We are human. It is okay to not know how we feel, it’s okay to have a bunch of feelings, and it’s okay to be confused or even numb. This morning it really hit me that my happiness hasn’t been as big of a priority of mine as I thought it was. I thought about my awesome job, how I finally have my apartment, how much I’d been looking forward to having my own space, how I actually get to go home in two weeks! I finally had the things that I thought would make me happy but then why am I feeling like this? I realized I’d been making excuses and depending too much on other things for my happiness, instead of living in the moment, appreciating each of my accomplishments and focusing on the positives in my life.
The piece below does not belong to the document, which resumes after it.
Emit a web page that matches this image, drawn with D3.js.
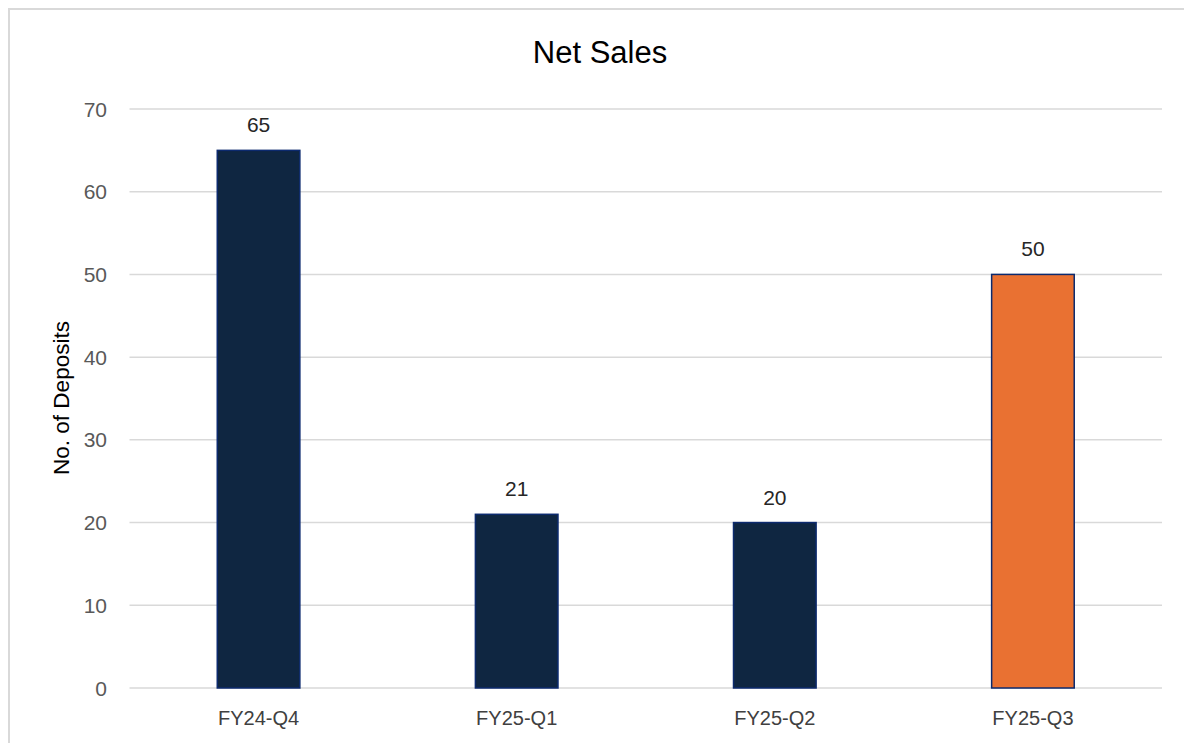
<!DOCTYPE html>
<html>
<head>
<meta charset="utf-8">
<script src="https://cdn.jsdelivr.net/npm/d3@7"></script>
<style>
  body { margin: 0; background: #fff; }
  svg text { font-family: "Liberation Sans", Arial, sans-serif; }
</style>
</head>
<body>
<div id="js_chart"></div>
<script>
// chart data
var categories = ["FY24-Q4", "FY25-Q1", "FY25-Q2", "FY25-Q3"];
var values = [65, 21, 20, 50];
var barColors = ["#0f2641", "#0f2641", "#0f2641", "#e97132"];
var yTicks = [0, 10, 20, 30, 40, 50, 60, 70];

var width = 1184, height = 743;
var plotLeft = 129.5, plotRight = 1162, plotTop = 109, plotBottom = 688;

var svg = d3.select("#js_chart").append("svg")
  .attr("width", width)
  .attr("height", height);

// outer chart border
svg.append("rect")
  .attr("x", 9).attr("y", 9)
  .attr("width", width + 10).attr("height", height + 10)
  .attr("fill", "none")
  .attr("stroke", "#d9d9d9")
  .attr("stroke-width", 2);

var x = d3.scaleBand()
  .domain(categories)
  .range([plotLeft, plotRight])
  .paddingInner(0.68)
  .paddingOuter(0.34);

var y = d3.scaleLinear()
  .domain([0, 70])
  .range([plotBottom, plotTop]);

// gridlines
svg.append("g")
  .selectAll("line")
  .data(yTicks)
  .enter().append("line")
  .attr("x1", plotLeft).attr("x2", plotRight)
  .attr("y1", function (d) { return y(d); })
  .attr("y2", function (d) { return y(d); })
  .attr("stroke", "#d9d9d9")
  .attr("stroke-width", 1.5);

// y tick labels
svg.append("g")
  .selectAll("text")
  .data(yTicks)
  .enter().append("text")
  .attr("x", 107)
  .attr("y", function (d) { return y(d); })
  .attr("dy", "0.36em")
  .attr("text-anchor", "end")
  .attr("fill", "#595959")
  .style("font-size", "21px")
  .text(function (d) { return d; });

// bars
svg.append("g")
  .selectAll("rect")
  .data(values)
  .enter().append("rect")
  .attr("x", function (d, i) { return x(categories[i]); })
  .attr("y", function (d) { return y(d); })
  .attr("width", x.bandwidth())
  .attr("height", function (d) { return y(0) - y(d); })
  .attr("fill", function (d, i) { return barColors[i]; })
  .attr("stroke", "#0c2a6e")
  .attr("stroke-width", 1.5);

// data labels
svg.append("g")
  .selectAll("text")
  .data(values)
  .enter().append("text")
  .attr("x", function (d, i) { return x(categories[i]) + x.bandwidth() / 2; })
  .attr("y", function (d) { return y(d) - 18; })
  .attr("text-anchor", "middle")
  .attr("fill", "#262626")
  .style("font-size", "21px")
  .text(function (d) { return d; });

// category labels
svg.append("g")
  .selectAll("text")
  .data(categories)
  .enter().append("text")
  .attr("x", function (d) { return x(d) + x.bandwidth() / 2; })
  .attr("y", 725)
  .attr("text-anchor", "middle")
  .attr("fill", "#404040")
  .style("font-size", "20px")
  .text(function (d) { return d; });

// title
svg.append("text")
  .attr("x", 600)
  .attr("y", 63)
  .attr("text-anchor", "middle")
  .attr("fill", "#000")
  .style("font-size", "31px")
  .text("Net Sales");

// y axis title
svg.append("text")
  .attr("transform", "translate(61,398) rotate(-90)")
  .attr("dy", "0.35em")
  .attr("text-anchor", "middle")
  .attr("fill", "#000")
  .style("font-size", "22.5px")
  .text("No. of Deposits");
</script>
</body>
</html>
You can have everything and still not be happy, so even though it is good to have things to look forward to, we can’t just depend on those things to make us happy. What it comes down to is that it is vital to ultimately take a step back and look at the bigger picture. We need to break it down and focus on these key aspects:

  • You control your own happiness. Literally no one can make you happy if you don’t value your own happiness. Even if you think they make you happy, if you’re not happy without them bringing you happiness then you need to work on yourself and what you can do that makes you happy.

 

  • Ask yourself if what you’re doing today is going to get you closer to where you want to be tomorrow. Every day you have choices to make. Focus on your goals and if what you’re doing isn’t getting you where you want to be, then change it.

 

  • If you feel like you deserve better, you probably do. Don’t expect anything to change if you don’t. Don’t settle or justify anything because of how it used to be. We can’t always get what we want, but we have to be aware and have the self-worth to know when we do deserve better.

 

  • Never force anyone to make a space for you in their lives. If they want you in their lives and truly know your worth, they will choose to create the space. Sometimes you need to forget what you feel or how it was, to remember what you deserve and what you actually want.

 

  • It is what it is. You can beat yourself up thinking about how it coulda /shoulda/ woulda been but that’s honestly not going to get you anywhere. Once you accept the reality and how everything happens for a reason whether you believe it now or not, you will be more at peace. Your mind will eventually accept the reality but it is your heart that requires time to heal.

 

  • What doesn’t kill you makes you stronger. All your struggles will make you more appreciative. All your achievements will make it worth it. All the mistakes will be a lesson. When you look back at your life you won’t remember every single time something made you cry, or how hard some days were. What you will remember is how you overcame your struggles, how the hardships made you grateful for the good times, and how even though it wasn’t always easy you can look back at know it made you a stronger person who focussed on the positives.

 

Life can’t always be rainbows and butterflies, so instead of focusing on the storms we need to look at the bigger picture and understand that even a flower needs rain before it can bloom.